I just finished reading a review of Serve God, Save the Planet by Tim Challies and it got me thinking. Not so much about the book, but rather my personal thoughts on stewardship of the environment; particularly the effects of coal mining on the forests and wildlife of Appalachia.

The popular debate about the environment these days seems to be centered primarily on global warming. However, take a short drive to the coal fields of southeast Kentucky and you'll find a problem that is far more important to many residents there, mountain top removal.

Mountain top removal consists of hundreds of feet of a mountain top being blasted away and the resulting debris is pushed over into the valley, even if there are streams in those valleys. This exposes the coal seam so that it can be mined.

Areas that have experienced this practice have seen streams blocked, wells poisoned by dangerous chemicals used in mining, and native plant and animal life virtually eliminated. In addition, the intense blasting during the process has damaged or destroyed home after home.
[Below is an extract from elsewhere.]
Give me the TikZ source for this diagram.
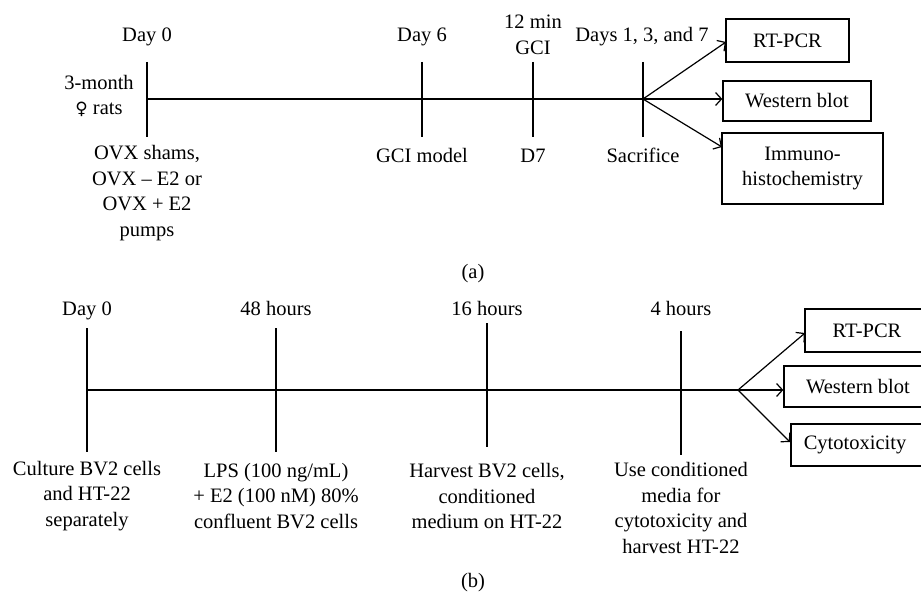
\documentclass[tikz,border=0pt]{standalone}
\usepackage{fontspec}
\setmainfont{Liberation Serif}
\newfontfamily\symfont{DejaVu Sans}
\usetikzlibrary{arrows.meta}
\begin{document}
\begin{tikzpicture}[x=1pt,y=-1pt,
  lbl/.style={inner sep=0pt,align=center,font=\fontsize{20.5}{25.7}\selectfont},
  lbl1/.style={lbl,text height=18pt,text depth=4pt},
  outbox/.style={draw,line width=1.3pt,inner sep=0pt,align=center,font=\fontsize{20.5}{25.7}\selectfont},
  tl/.style={line width=1.2pt},
  arr/.style={line width=1.2pt,-{Straight Barb[length=6pt,width=13pt,line width=1.2pt]}}]
\useasboundingbox (0,0) rectangle (921,594);
\clip (0,0) rectangle (921,594);
% ---------------- panel (a) ----------------
\node[lbl1] (a0) at (147,35) {Day 0};
\node[lbl1] (a6) at (422,35) {Day 6};
\node[lbl] (a7) at (533,35) {12 min\\GCI};
\node[lbl1] (asac) at (642,35) {Days 1, 3, and 7};
\node[lbl] (arats) at (99,96) {3-month\\{\symfont\bfseries\fontsize{17}{18}\selectfont ♀} rats};
\node[lbl] (ab0) at (147,193) {OVX shams,\\OVX -- E2 or\\OVX + E2\\pumps};
\node[lbl1] (ab6) at (422,155) {GCI model};
\node[lbl1] (ab7) at (533,155) {D7};
\node[lbl1] (absac) at (643,155) {Sacrifice};
\coordinate (at0t) at (147,62);  \coordinate (at0b) at (147,137);
\coordinate (at6t) at (422,62);  \coordinate (at6b) at (422,137);
\coordinate (at7t) at (533,62);  \coordinate (at7b) at (533,137);
\coordinate (atst) at (643,62);  \coordinate (atsb) at (643,137);
\coordinate (astart) at (147,99);
\coordinate (asplit) at (643,99);
\draw[tl] (at0t) -- (at0b);
\draw[tl] (at6t) -- (at6b);
\draw[tl] (at7t) -- (at7b);
\draw[tl] (atst) -- (atsb);
\draw[tl] (astart) -- (asplit);
\node[outbox,minimum width=123pt,minimum height=43pt] (art) at (787.5,40.5) {RT-PCR};
\node[outbox,minimum width=148pt,minimum height=40pt] (awb) at (797,101) {Western blot};
\node[outbox,minimum width=161pt,minimum height=71pt] (aim) at (802.5,168.5) {Immuno-\\histochemistry};
\coordinate (artip) at (726,42);
\coordinate (aimtip) at (722,147);
\draw[arr] (asplit) -- (artip);
\draw[arr] (asplit) -- (awb.west |- asplit);
\draw[arr] (asplit) -- (aimtip);
\node[lbl1] (capa) at (473,271) {(a)};
% ---------------- panel (b) ----------------
\node[lbl1] (b0) at (87,308) {Day 0};
\node[lbl1] (b48) at (276,308) {48 hours};
\node[lbl1] (b16) at (487,308) {16 hours};
\node[lbl1] (b4) at (681,308) {4 hours};
\node[lbl] (bb0) at (87,496) {Culture BV2 cells\\and HT-22\\separately};
\node[lbl] (bb48) at (276,496) {LPS (100 ng/mL)\\+ E2 (100 nM) 80\%\\confluent BV2 cells};
\node[lbl] (bb16) at (487,496) {Harvest BV2 cells,\\conditioned\\medium on HT-22};
\node[lbl] (bb4) at (681,508) {Use conditioned\\media for\\cytotoxicity and\\harvest HT-22};
\coordinate (bt0t) at (87,328);   \coordinate (bt0b) at (87,452);
\coordinate (bt48t) at (276,328); \coordinate (bt48b) at (276,452);
\coordinate (bt16t) at (487,323); \coordinate (bt16b) at (487,447);
\coordinate (bt4t) at (681,331);  \coordinate (bt4b) at (681,455);
\coordinate (bstart) at (87,390);
\coordinate (bsplit) at (738,390);
\draw[tl] (bt0t) -- (bt0b);
\draw[tl] (bt48t) -- (bt48b);
\draw[tl] (bt16t) -- (bt16b);
\draw[tl] (bt4t) -- (bt4b);
\draw[tl] (bstart) -- (bsplit);
\node[outbox,minimum width=124pt,minimum height=43pt] (brt) at (867,330.5) {RT-PCR};
\node[outbox,minimum width=148pt,minimum height=41pt] (bwb) at (858,386.5) {Western blot};
\node[outbox,minimum width=134pt,minimum height=42pt] (bcy) at (858,445) {\hspace*{-6pt}Cytotoxicity};
\coordinate (brtip) at (805,333);
\coordinate (bcytip) at (790,442);
\draw[arr] (bsplit) -- (brtip);
\draw[arr] (bsplit) -- (bwb.west |- bsplit);
\draw[arr] (bsplit) -- (bcytip);
\node[lbl] (capb) at (473,583) {(b)};
\end{tikzpicture}
\end{document}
I know of someone whose well was emptied by an underground cavern caused by blasting and the resulting void was filled with explosive methane gas.

Until recently I was very apathetic about the entire issue. Now, however, I hope that this practice can be stopped because it looks like my hometown will soon become its next victim. I feel guilty that it takes my personal interests being threatened before I start caring (I think we humans are like that in a lot of ways).

I'm also taking greater interest in my responsibility for the overall environment. The jury is still out on global warming, but there can be no doubt that I (we) need to become more responsible in how I treat creation.

In the words of Francis Schaeffer from Pollution and the Death of Man,

"The man who believes things are there only by chance cannot give things a real intrinsic value. But for the Christian, there is an intrinsic value. The value of a thing is not in itself autonomously, but because God made it. It deserves this respect as something which was created by God, as man himself has been created by God."